• [Record excerpts]
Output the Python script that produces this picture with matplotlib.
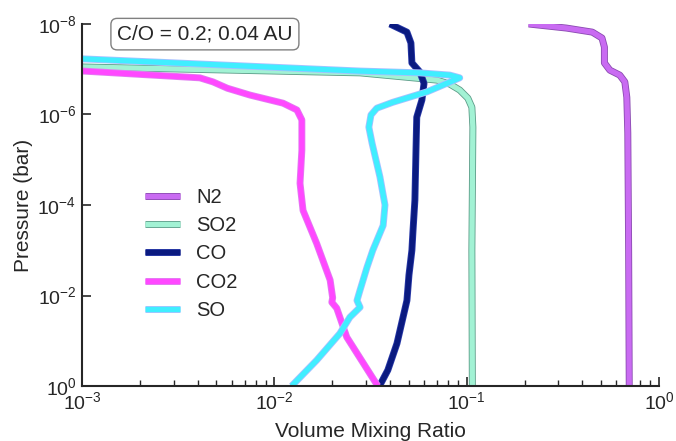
import numpy as np
import matplotlib
matplotlib.use('Agg')
import matplotlib.pyplot as plt
import matplotlib.patheffects as pe
from matplotlib.ticker import LogLocator, NullLocator

plt.rcParams['font.family'] = ['Liberation Sans', 'DejaVu Sans']
plt.rcParams['mathtext.fontset'] = 'custom'
plt.rcParams['mathtext.rm'] = 'Liberation Sans'
plt.rcParams['mathtext.it'] = 'Liberation Sans:italic'
plt.rcParams['text.color'] = '.15'
plt.rcParams['axes.labelcolor'] = '.15'
plt.rcParams['xtick.color'] = '.15'
plt.rcParams['ytick.color'] = '.15'

# profiles: log10(pressure / bar) and mixing ratio
logp_n2 = [-8.0, -7.91, -7.82, -7.69, -7.49, -7.14, -6.98, -6.87, -6.72, -6.38, -5.59, -3.0, 0.0]
vmr_n2 = [0.21, 0.33, 0.45, 0.505, 0.52, 0.52, 0.555, 0.625, 0.664, 0.68, 0.688, 0.695, 0.70]

logp_so2 = [-7.15, -7.05, -6.92, -6.76, -6.67, -6.54, -6.36, -6.16, -5.72, -3.0, 0.0]
vmr_so2 = [1e-4, 0.001, 0.0279, 0.070, 0.0818, 0.092, 0.1014, 0.1064, 0.1077, 0.1064, 0.1070]

logp_co = [-8.0, -7.82, -7.58, -7.14, -6.94, -6.69, -6.32, -5.94, -5.21, -4.11, -3.38, -3.0, -2.45, -1.89,
           -0.94, -0.35, 0.0]
vmr_co = [0.0399, 0.0489, 0.0513, 0.0519, 0.0571, 0.060, 0.0585, 0.055, 0.0545, 0.0538, 0.0525, 0.0519,
          0.0501, 0.0489, 0.0434, 0.0389, 0.0352]

logp_co2 = [-7.2, -6.96, -6.81, -6.72, -6.58, -6.43, -6.25, -6.10, -5.88, -5.21, -4.48, -3.88, -3.15, -2.34,
            -1.95, -1.85, -1.72, -1.08, 0.0]
vmr_co2 = [1e-4, 0.00101, 0.0041, 0.0048, 0.0057, 0.00746, 0.0111, 0.0131, 0.0139, 0.0139, 0.0136, 0.0141,
           0.0166, 0.0195, 0.0201, 0.0199, 0.0211, 0.0238, 0.0345]

logp_so = [-7.40, -7.23, -6.96, -6.92, -6.87, -6.81, -6.50, -6.27, -6.14, -5.99, -5.72, -5.37, -4.62,
           -4.0, -3.55, -3.0, -2.62, -2.12, -1.89, -1.74, -1.52, -1.16, -0.57, 0.0]
vmr_so = [1e-4, 0.001, 0.0279, 0.0571, 0.0818, 0.092, 0.0621, 0.0413, 0.0341, 0.0318, 0.031, 0.0322,
          0.0354, 0.0376, 0.0368, 0.0325, 0.0303, 0.0279, 0.0269, 0.0279, 0.0247, 0.0219, 0.0166, 0.0123]

species = ['N2', 'SO2', 'CO', 'CO2', 'SO']
profiles = [(vmr_n2, logp_n2), (vmr_so2, logp_so2), (vmr_co, logp_co), (vmr_co2, logp_co2), (vmr_so, logp_so)]
colors = ['#c96bf2', '#a2f2d4', '#0a1a80', '#ff48ff', '#40eeff']
edges = ['#8a4bb0', '#5c9c88', '#2a3aa8', '#e080f0', '#a8c0ff']

fig = plt.figure(figsize=(6.76, 4.41), dpi=100)
ax = fig.add_axes([0.1213, 0.1247, 0.8536, 0.8209])

for name, (v, lp), c, ec in zip(species, profiles, colors, edges):
    ax.plot(v, 10 ** np.array(lp), color=c, lw=3.8, label=name, solid_joinstyle='round',
            solid_capstyle='butt',
            path_effects=[pe.Stroke(linewidth=5.0, foreground=ec), pe.Normal()])

ax.set_xscale('log')
ax.set_yscale('log')
ax.set_xlim(1e-3, 1e0)
ax.set_ylim(1e0, 1e-8)
ax.set_yticks([1e-8, 1e-6, 1e-4, 1e-2, 1e0])
ax.yaxis.set_minor_locator(NullLocator())
ax.xaxis.set_minor_locator(LogLocator(base=10, subs=np.arange(2, 10)))

for s in ['top', 'right']:
    ax.spines[s].set_visible(False)
for s in ['left', 'bottom']:
    ax.spines[s].set_linewidth(1.5)
    ax.spines[s].set_color('.15')

ax.tick_params(which='major', direction='in', length=6.5, width=1.2, labelsize=14, pad=4)
ax.tick_params(which='minor', direction='in', length=4, width=1.0)

ax.set_xlabel('Volume Mixing Ratio', fontsize=15, labelpad=6)
ax.set_ylabel('Pressure (bar)', fontsize=15, labelpad=3)

ax.text(0.213, 0.972, 'C/O = 0.2; 0.04 AU', transform=ax.transAxes, fontsize=15,
        ha='center', va='center',
        bbox=dict(boxstyle='round,pad=0.3', fc='white', ec='gray', lw=1))

ax.legend(loc='upper left', bbox_to_anchor=(0.078, 0.596), frameon=False, fontsize=14.5,
          handlelength=1.75, labelspacing=0.45)

fig.savefig('out.png', dpi=100)
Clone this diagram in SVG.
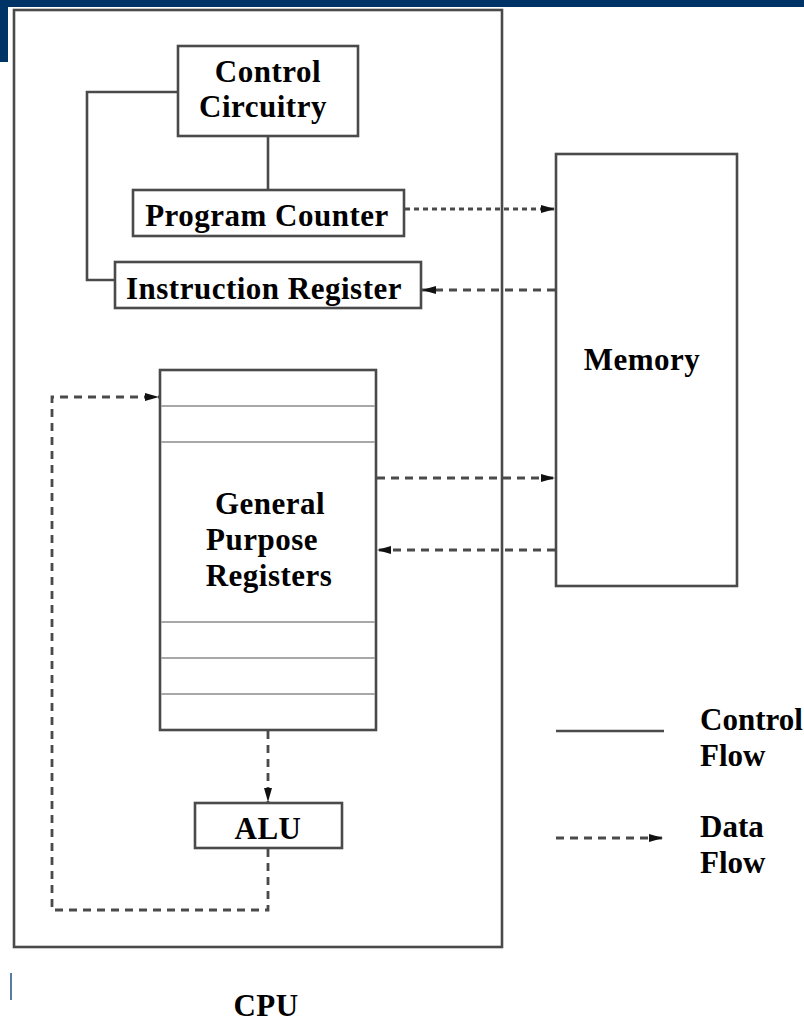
<svg xmlns="http://www.w3.org/2000/svg" width="804" height="1022" viewBox="0 0 804 1022">
  <style>
    .box { fill: #fff; stroke: #4a4a4a; stroke-width: 2.6; }
    .lbl { font-family: "Liberation Serif", "Times New Roman", serif; font-weight: bold; font-size: 31px; letter-spacing: 0.5px; fill: #000; text-anchor: middle; }
    .lgd { font-family: "Liberation Serif", "Times New Roman", serif; font-weight: bold; font-size: 31px; fill: #000; }
    .ctl { fill: none; stroke: #4a4a4a; stroke-width: 2.6; }
    .dat { fill: none; stroke: #4a4a4a; stroke-width: 2.8; stroke-dasharray: 8 6; }
    .dot { fill: none; stroke: #4a4a4a; stroke-width: 2.8; stroke-dasharray: 5 4; }
    .reg { stroke: #a8a8a8; stroke-width: 2.2; }
  </style>
  <defs>
    <marker id="arrow" viewBox="0 0 14 8" refX="14" refY="4" markerWidth="14" markerHeight="8" markerUnits="userSpaceOnUse" orient="auto">
      <path d="M0,0 L14,4 L0,8 z" fill="#111"/>
    </marker>
  </defs>

  <!-- slide frame -->
  <rect x="0" y="0" width="804" height="1022" fill="#fff"/>
  <rect x="0" y="0" width="804" height="7" fill="#003366"/>
  <rect x="0" y="0" width="8" height="62" fill="#003366"/>
  <line x1="11" y1="973" x2="11" y2="1000" stroke="#1f4f85" stroke-width="1.5"/>

  <!-- CPU enclosure -->
  <g id="cpu">
    <rect class="box" x="14" y="10" width="488" height="937"/>
    <text class="lbl" x="266" y="1016">CPU</text>
  </g>

  <!-- connectors -->
  <g id="connectors">
    <!-- control flow -->
    <line class="ctl" x1="268" y1="136" x2="268" y2="190"/>
    <polyline class="ctl" points="178,92 87,92 87,280 115,280"/>
    <!-- data flow -->
    <line class="dot" x1="405" y1="209" x2="555" y2="209" marker-end="url(#arrow)"/>
    <line class="dat" x1="555" y1="290" x2="422" y2="290" marker-end="url(#arrow)"/>
    <line class="dat" x1="377" y1="478" x2="555" y2="478" marker-end="url(#arrow)"/>
    <line class="dat" x1="555" y1="550" x2="377" y2="550" marker-end="url(#arrow)"/>
    <line class="dat" x1="268" y1="731" x2="268" y2="802" marker-end="url(#arrow)"/>
    <polyline class="dat" points="268,849 268,910 52,910 52,397 159,397" marker-end="url(#arrow)"/>
  </g>

  <g id="control-circuitry">
    <rect class="box" x="178" y="46" width="180" height="90"/>
    <text class="lbl" x="268" y="82">Control</text>
    <text class="lbl" x="263" y="117">Circuitry</text>
  </g>

  <g id="program-counter">
    <rect class="box" x="133" y="190" width="271" height="46"/>
    <text class="lbl" x="267" y="226">Program Counter</text>
  </g>

  <g id="instruction-register">
    <rect class="box" x="115" y="262" width="306" height="46"/>
    <text class="lbl" x="264" y="299">Instruction Register</text>
  </g>

  <g id="memory">
    <rect class="box" x="556" y="154" width="181" height="432"/>
    <text class="lbl" x="642" y="370">Memory</text>
  </g>

  <g id="general-purpose-registers">
    <rect class="box" x="160" y="370" width="216" height="360"/>
    <line class="reg" x1="161" y1="406" x2="375" y2="406"/>
    <line class="reg" x1="161" y1="442" x2="375" y2="442"/>
    <line class="reg" x1="161" y1="622" x2="375" y2="622"/>
    <line class="reg" x1="161" y1="658" x2="375" y2="658"/>
    <line class="reg" x1="161" y1="694" x2="375" y2="694"/>
    <text class="lbl" x="270" y="514">General</text>
    <text class="lbl" x="262" y="550">Purpose</text>
    <text class="lbl" x="269" y="586">Registers</text>
  </g>

  <g id="alu">
    <rect class="box" x="195" y="803" width="147" height="45"/>
    <text class="lbl" x="268" y="839">ALU</text>
  </g>

  <!-- legend -->
  <g id="legend">
    <line class="ctl" x1="556" y1="731" x2="664" y2="731"/>
    <text class="lgd" x="700" y="730">Control</text>
    <text class="lgd" x="700" y="766">Flow</text>
    <line class="dat" x1="556" y1="838" x2="663" y2="838" marker-end="url(#arrow)"/>
    <text class="lgd" x="700" y="837">Data</text>
    <text class="lgd" x="700" y="873">Flow</text>
  </g>
</svg>
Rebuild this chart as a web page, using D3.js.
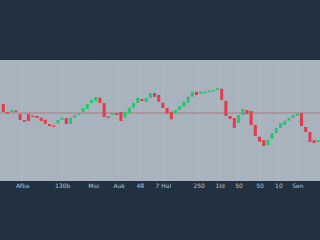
<!DOCTYPE html>
<html>
<head>
<meta charset="utf-8">
<script src="https://cdn.jsdelivr.net/npm/d3@7"></script>
<style>
  html, body { margin: 0; padding: 0; background: #223142; }
  svg { display: block; }
</style>
</head>
<body>
<svg id="chart"></svg>
<script>
// candle data (price units), one entry per session
var opens = [96, 88, 88, 89.5, 86, 80, 86, 84.5, 84, 82.3, 80.3, 76, 74.5, 76.5, 80, 82, 76, 82.3, 85,
  88, 91, 97, 99, 102.3, 97, 83.5, 85, 87, 88, 82.3, 87, 92.3, 97, 101, 98, 102, 107, 105, 97.3, 92,
  88.3, 87, 90, 93.3, 97.3, 103.3, 108.3, 106, 107.3, 108, 109, 110, 111.3, 99.3, 84, 82, 77, 85, 90,
  89, 75, 63.3, 60, 55, 61, 67, 72, 75, 79.3, 82, 84, 87, 73, 68, 60, 58];
var closes = [88, 86.5, 90, 88.5, 80, 78, 79, 83.5, 82, 79, 76.3, 74, 73.5, 80, 82.5, 76, 82.3, 85, 86.5,
  92, 96, 100, 103, 97, 83, 82.5, 87, 85, 79, 88, 92.3, 97, 102, 99, 102, 107, 103, 98.3, 92, 86.7,
  80.7, 90, 94, 98.3, 103.3, 108.3, 105, 108.3, 108.3, 109.3, 110, 112, 100, 84, 81, 72, 85, 91, 86,
  75, 64, 58.3, 54, 60, 67, 72, 77, 79.3, 82, 85, 87, 74, 68, 58, 57, 60];
var refLevel = 87;

var tickIdx = [4.5, 14, 21.5, 27.5, 32.5, 38, 46.5, 51.5, 56, 61, 65.5, 70];
var tickLabels = ["Afba", "130b", "Msc", "Auk", "48", "7 Hal", "250", "1Id", "50", "50", "10", "Sen"];

var W = 320, H = 240;
var plotTop = 60, plotBottom = 181;

var svg = d3.select("#chart").attr("width", W).attr("height", H);

svg.append("rect").attr("width", W).attr("height", H).attr("fill", "#223142");
svg.append("rect")
  .attr("x", 0).attr("y", plotTop)
  .attr("width", W).attr("height", plotBottom - plotTop)
  .attr("fill", "#a8b3be");

var x = d3.scaleLinear().domain([-0.5, opens.length - 0.5]).range([1.2, 320.4]);
var y = d3.scaleLinear().domain([19, 140]).range([plotBottom, plotTop]);

// faint vertical grid at tick positions
svg.append("g").selectAll("line")
  .data(tickIdx)
  .enter().append("line")
  .attr("x1", d => x(d)).attr("x2", d => x(d))
  .attr("y1", plotTop).attr("y2", plotBottom)
  .attr("stroke", "#ffffff").attr("stroke-opacity", 0.1);

// reference line
svg.append("line")
  .attr("x1", 0).attr("x2", W)
  .attr("y1", y(refLevel)).attr("y2", y(refLevel))
  .attr("stroke", "#b56a70").attr("stroke-width", 1).attr("stroke-opacity", 0.85);

// candles
var step = x(1) - x(0), bw = step * 0.72;
var candles = d3.range(opens.length).map(i => ({ i: i, o: opens[i], c: closes[i] }));
svg.append("g").selectAll("rect")
  .data(candles)
  .enter().append("rect")
  .attr("x", d => x(d.i) - bw / 2)
  .attr("width", bw)
  .attr("y", d => y(Math.max(d.o, d.c)))
  .attr("height", d => Math.max(1.5, Math.abs(y(d.o) - y(d.c))))
  .attr("fill", d => d.c >= d.o ? "#2bc46e" : "#e23c4c");

// x axis labels
var axis = d3.axisBottom(x).tickValues(tickIdx).tickFormat((d, i) => tickLabels[i]).tickSize(0).tickPadding(3);
var gx = svg.append("g").attr("transform", `translate(0,${plotBottom})`).call(axis);
gx.select(".domain").remove();
gx.selectAll("text")
  .attr("fill", "#b9c3cd")
  .style("font-family", "DejaVu Sans, sans-serif")
  .style("font-size", "6px");
</script>
</body>
</html>
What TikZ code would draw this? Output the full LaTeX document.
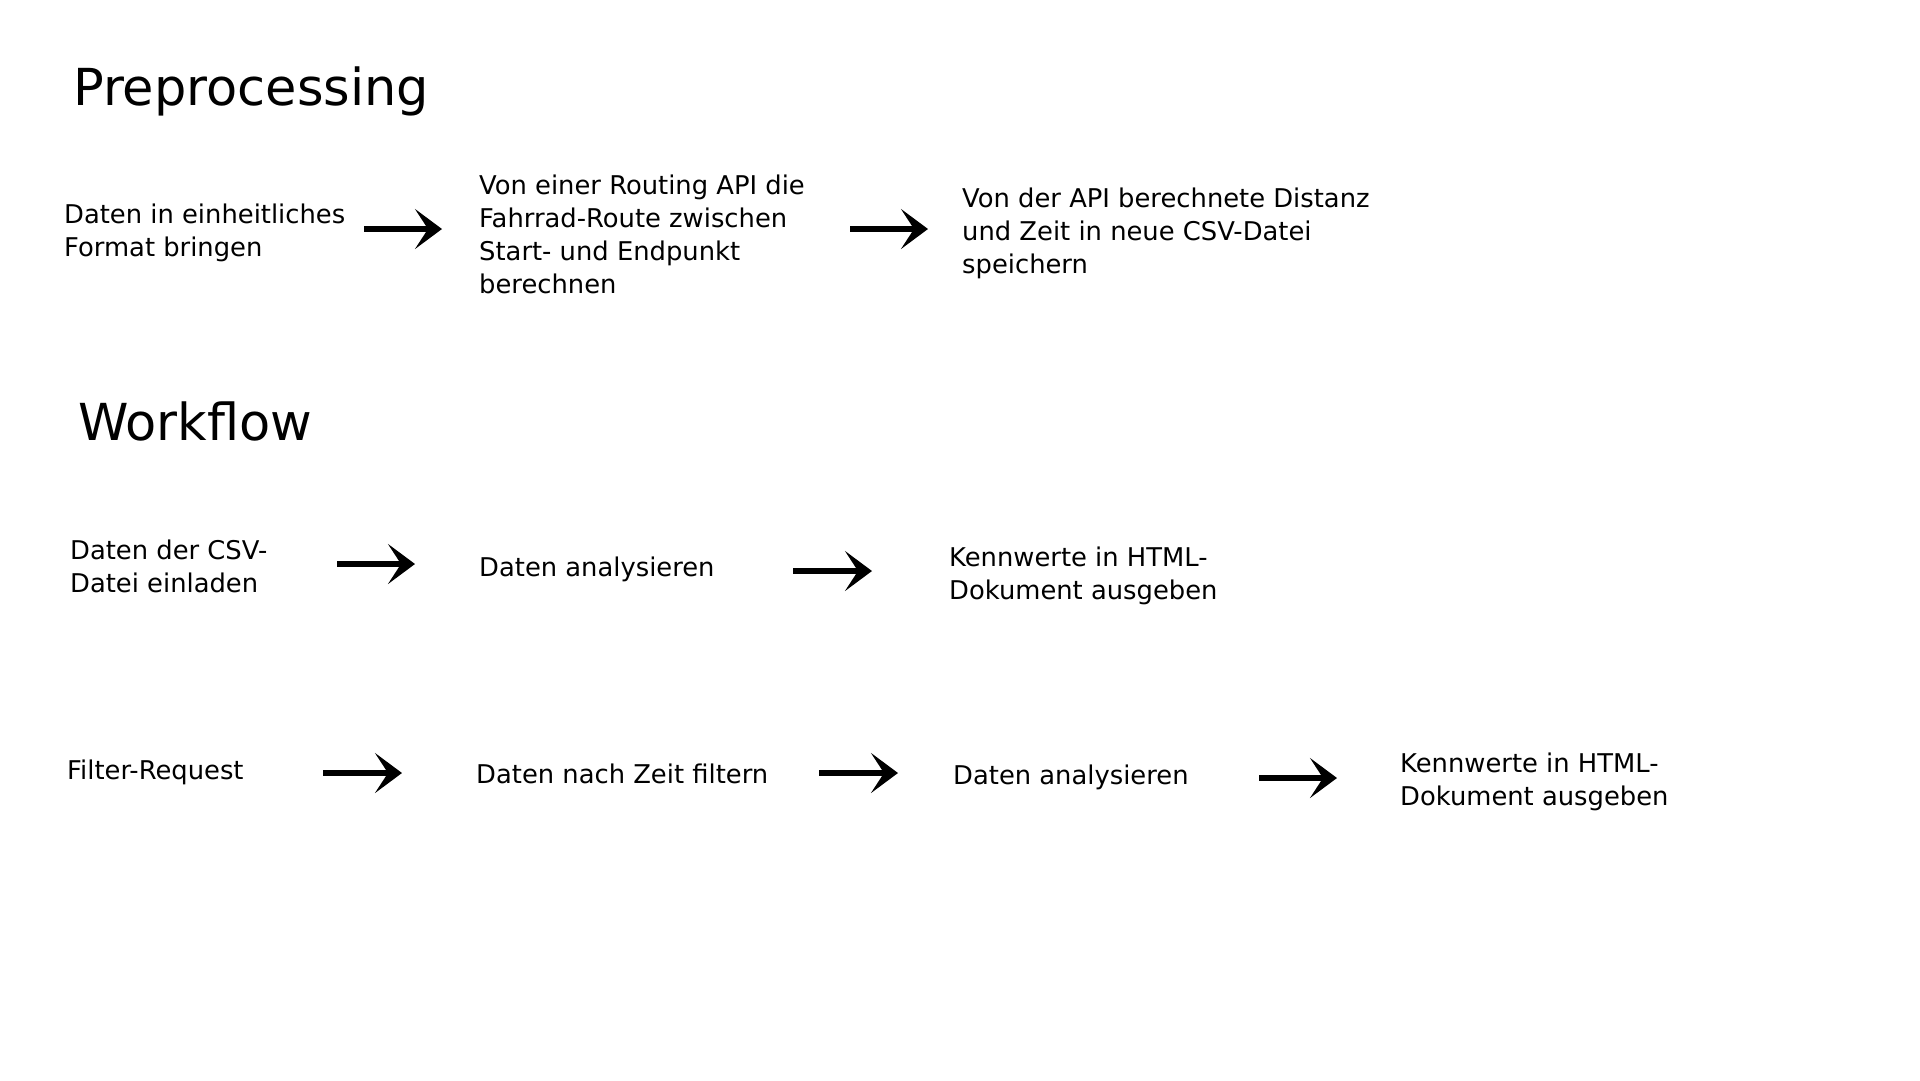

• [Exercise brief]
Nothing but the lines from the start of the records above through the line with "0.1077, 0.1064, 0.1070]" should be retyped, each exactly as written; leave out all pictures.

• [Final result]
Output the Python script that produces this picture with matplotlib.
import numpy as np
import matplotlib
matplotlib.use('Agg')
import matplotlib.pyplot as plt
import matplotlib.patheffects as pe
from matplotlib.ticker import LogLocator, NullLocator

plt.rcParams['font.family'] = ['Liberation Sans', 'DejaVu Sans']
plt.rcParams['mathtext.fontset'] = 'custom'
plt.rcParams['mathtext.rm'] = 'Liberation Sans'
plt.rcParams['mathtext.it'] = 'Liberation Sans:italic'
plt.rcParams['text.color'] = '.15'
plt.rcParams['axes.labelcolor'] = '.15'
plt.rcParams['xtick.color'] = '.15'
plt.rcParams['ytick.color'] = '.15'

# profiles: log10(pressure / bar) and mixing ratio
logp_n2 = [-8.0, -7.91, -7.82, -7.69, -7.49, -7.14, -6.98, -6.87, -6.72, -6.38, -5.59, -3.0, 0.0]
vmr_n2 = [0.21, 0.33, 0.45, 0.505, 0.52, 0.52, 0.555, 0.625, 0.664, 0.68, 0.688, 0.695, 0.70]

logp_so2 = [-7.15, -7.05, -6.92, -6.76, -6.67, -6.54, -6.36, -6.16, -5.72, -3.0, 0.0]
vmr_so2 = [1e-4, 0.001, 0.0279, 0.070, 0.0818, 0.092, 0.1014, 0.1064, 0.1077, 0.1064, 0.1070]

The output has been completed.